• Data extract:
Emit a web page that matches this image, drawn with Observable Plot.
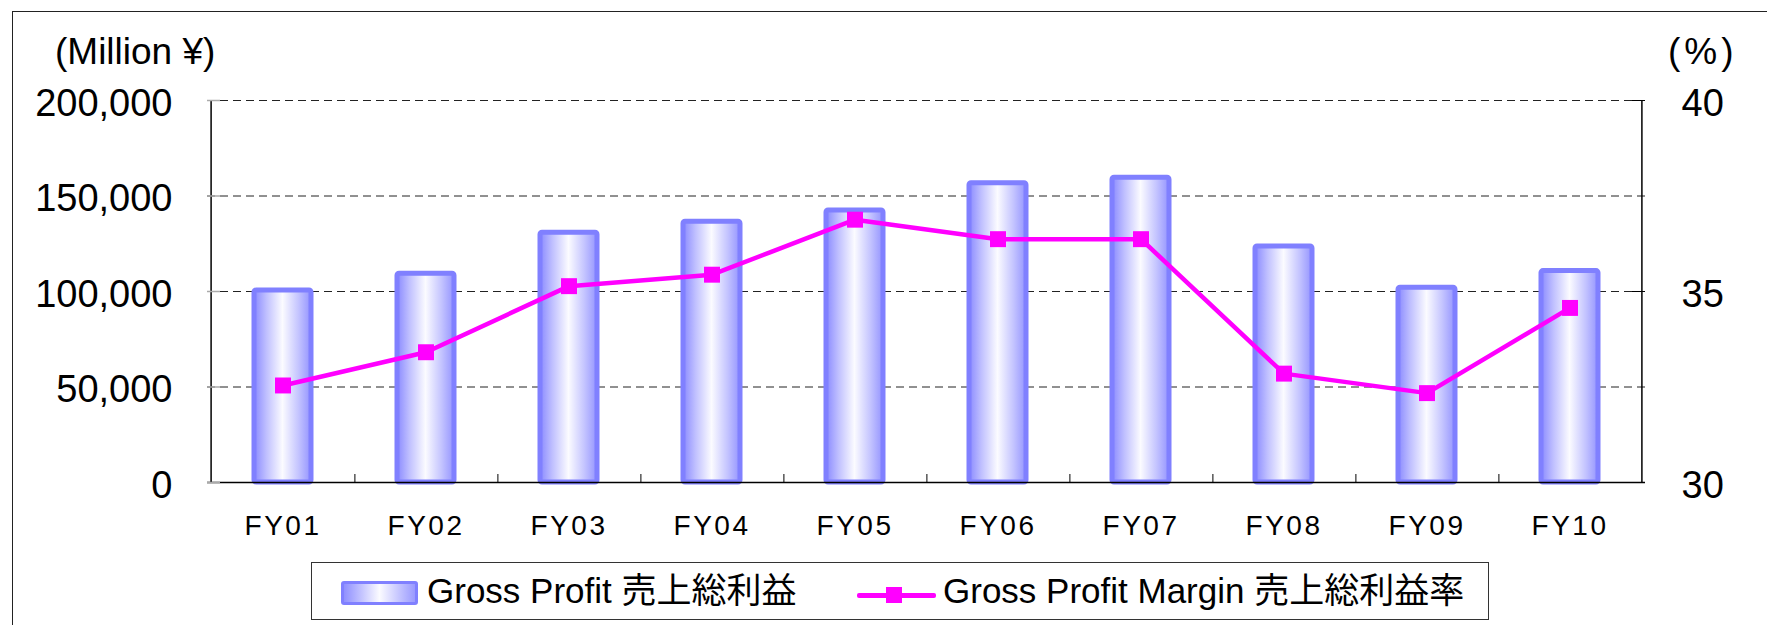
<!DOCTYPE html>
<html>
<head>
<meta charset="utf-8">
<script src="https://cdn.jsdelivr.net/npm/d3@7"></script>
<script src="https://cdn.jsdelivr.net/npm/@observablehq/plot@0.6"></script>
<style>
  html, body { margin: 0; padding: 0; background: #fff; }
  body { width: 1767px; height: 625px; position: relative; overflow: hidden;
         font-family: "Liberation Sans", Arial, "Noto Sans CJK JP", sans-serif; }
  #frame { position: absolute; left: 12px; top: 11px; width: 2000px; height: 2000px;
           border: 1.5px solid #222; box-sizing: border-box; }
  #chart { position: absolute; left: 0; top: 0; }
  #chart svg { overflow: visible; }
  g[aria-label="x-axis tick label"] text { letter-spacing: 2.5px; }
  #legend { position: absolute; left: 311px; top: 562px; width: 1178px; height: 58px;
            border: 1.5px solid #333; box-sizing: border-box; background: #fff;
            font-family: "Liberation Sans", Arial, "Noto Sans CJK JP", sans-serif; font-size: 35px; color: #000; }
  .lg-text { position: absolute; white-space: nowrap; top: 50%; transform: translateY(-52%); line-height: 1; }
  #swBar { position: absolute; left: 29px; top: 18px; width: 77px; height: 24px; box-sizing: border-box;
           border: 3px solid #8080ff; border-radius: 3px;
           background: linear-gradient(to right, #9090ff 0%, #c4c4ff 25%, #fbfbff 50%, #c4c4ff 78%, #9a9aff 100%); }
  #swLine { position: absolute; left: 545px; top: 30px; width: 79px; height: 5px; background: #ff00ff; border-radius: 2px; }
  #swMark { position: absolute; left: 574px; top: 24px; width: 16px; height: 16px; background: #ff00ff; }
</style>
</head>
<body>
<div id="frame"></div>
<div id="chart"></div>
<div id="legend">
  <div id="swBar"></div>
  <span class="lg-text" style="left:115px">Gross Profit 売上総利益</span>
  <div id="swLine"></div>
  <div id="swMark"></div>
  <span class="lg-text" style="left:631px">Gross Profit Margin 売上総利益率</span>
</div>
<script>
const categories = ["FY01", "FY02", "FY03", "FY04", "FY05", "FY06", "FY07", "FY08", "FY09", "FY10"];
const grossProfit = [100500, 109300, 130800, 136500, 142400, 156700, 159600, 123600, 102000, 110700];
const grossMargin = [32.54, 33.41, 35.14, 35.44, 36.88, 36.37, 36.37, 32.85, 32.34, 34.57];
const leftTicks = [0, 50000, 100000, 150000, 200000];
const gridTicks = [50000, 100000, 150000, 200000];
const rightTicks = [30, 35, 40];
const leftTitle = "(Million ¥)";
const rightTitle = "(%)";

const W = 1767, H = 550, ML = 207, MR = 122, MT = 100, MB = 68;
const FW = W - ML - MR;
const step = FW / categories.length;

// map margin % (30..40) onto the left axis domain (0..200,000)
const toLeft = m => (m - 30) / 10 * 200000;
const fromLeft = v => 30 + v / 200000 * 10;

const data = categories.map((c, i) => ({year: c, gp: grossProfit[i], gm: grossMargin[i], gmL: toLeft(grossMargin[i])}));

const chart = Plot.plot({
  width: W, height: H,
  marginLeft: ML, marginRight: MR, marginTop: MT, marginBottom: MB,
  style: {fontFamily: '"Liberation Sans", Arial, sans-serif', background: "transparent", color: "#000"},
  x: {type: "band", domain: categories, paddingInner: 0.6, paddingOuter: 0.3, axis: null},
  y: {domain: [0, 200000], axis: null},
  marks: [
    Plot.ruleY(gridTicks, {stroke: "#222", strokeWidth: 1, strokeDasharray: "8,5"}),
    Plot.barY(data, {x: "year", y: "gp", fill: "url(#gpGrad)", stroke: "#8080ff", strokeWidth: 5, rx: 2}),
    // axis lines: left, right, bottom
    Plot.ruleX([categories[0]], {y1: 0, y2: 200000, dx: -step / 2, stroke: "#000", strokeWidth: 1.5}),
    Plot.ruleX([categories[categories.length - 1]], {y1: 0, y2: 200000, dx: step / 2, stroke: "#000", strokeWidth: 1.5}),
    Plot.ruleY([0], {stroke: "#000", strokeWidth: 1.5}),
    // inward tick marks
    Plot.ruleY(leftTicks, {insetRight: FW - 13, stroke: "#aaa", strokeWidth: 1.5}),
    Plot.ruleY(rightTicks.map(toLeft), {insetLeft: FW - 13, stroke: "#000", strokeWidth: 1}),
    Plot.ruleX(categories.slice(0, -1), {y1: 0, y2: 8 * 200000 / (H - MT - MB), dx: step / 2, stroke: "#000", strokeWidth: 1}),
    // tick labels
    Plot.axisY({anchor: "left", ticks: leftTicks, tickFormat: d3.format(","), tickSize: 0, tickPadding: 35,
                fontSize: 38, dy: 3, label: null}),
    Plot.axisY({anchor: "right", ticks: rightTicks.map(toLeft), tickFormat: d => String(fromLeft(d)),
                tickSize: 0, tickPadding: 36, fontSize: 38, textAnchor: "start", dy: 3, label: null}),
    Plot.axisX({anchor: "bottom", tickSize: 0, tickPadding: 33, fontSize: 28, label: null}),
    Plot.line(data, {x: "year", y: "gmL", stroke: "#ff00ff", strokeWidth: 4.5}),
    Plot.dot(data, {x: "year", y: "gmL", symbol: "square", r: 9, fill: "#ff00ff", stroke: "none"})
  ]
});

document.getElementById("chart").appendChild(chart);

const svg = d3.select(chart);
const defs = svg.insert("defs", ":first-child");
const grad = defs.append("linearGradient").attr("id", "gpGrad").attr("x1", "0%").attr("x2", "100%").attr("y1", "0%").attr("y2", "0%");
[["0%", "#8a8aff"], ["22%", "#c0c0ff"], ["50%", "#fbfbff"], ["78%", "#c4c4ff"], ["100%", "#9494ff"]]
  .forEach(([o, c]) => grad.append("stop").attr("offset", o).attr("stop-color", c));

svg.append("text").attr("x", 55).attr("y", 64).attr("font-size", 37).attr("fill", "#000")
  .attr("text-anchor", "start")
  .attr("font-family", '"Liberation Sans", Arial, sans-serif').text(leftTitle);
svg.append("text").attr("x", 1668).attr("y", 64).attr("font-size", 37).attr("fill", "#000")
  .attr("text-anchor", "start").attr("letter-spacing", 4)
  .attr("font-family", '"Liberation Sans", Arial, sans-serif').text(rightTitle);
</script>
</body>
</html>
...
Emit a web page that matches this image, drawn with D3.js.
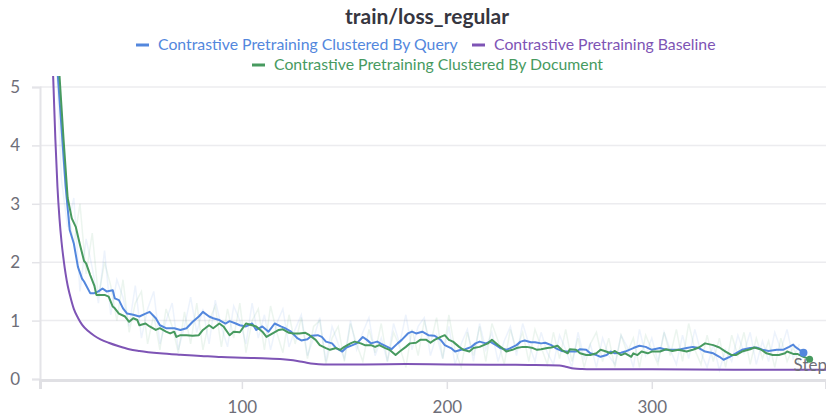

• Directions: Considering only the records above, state the number of lines that include the word "image", with nothing added.

• Written solution: 2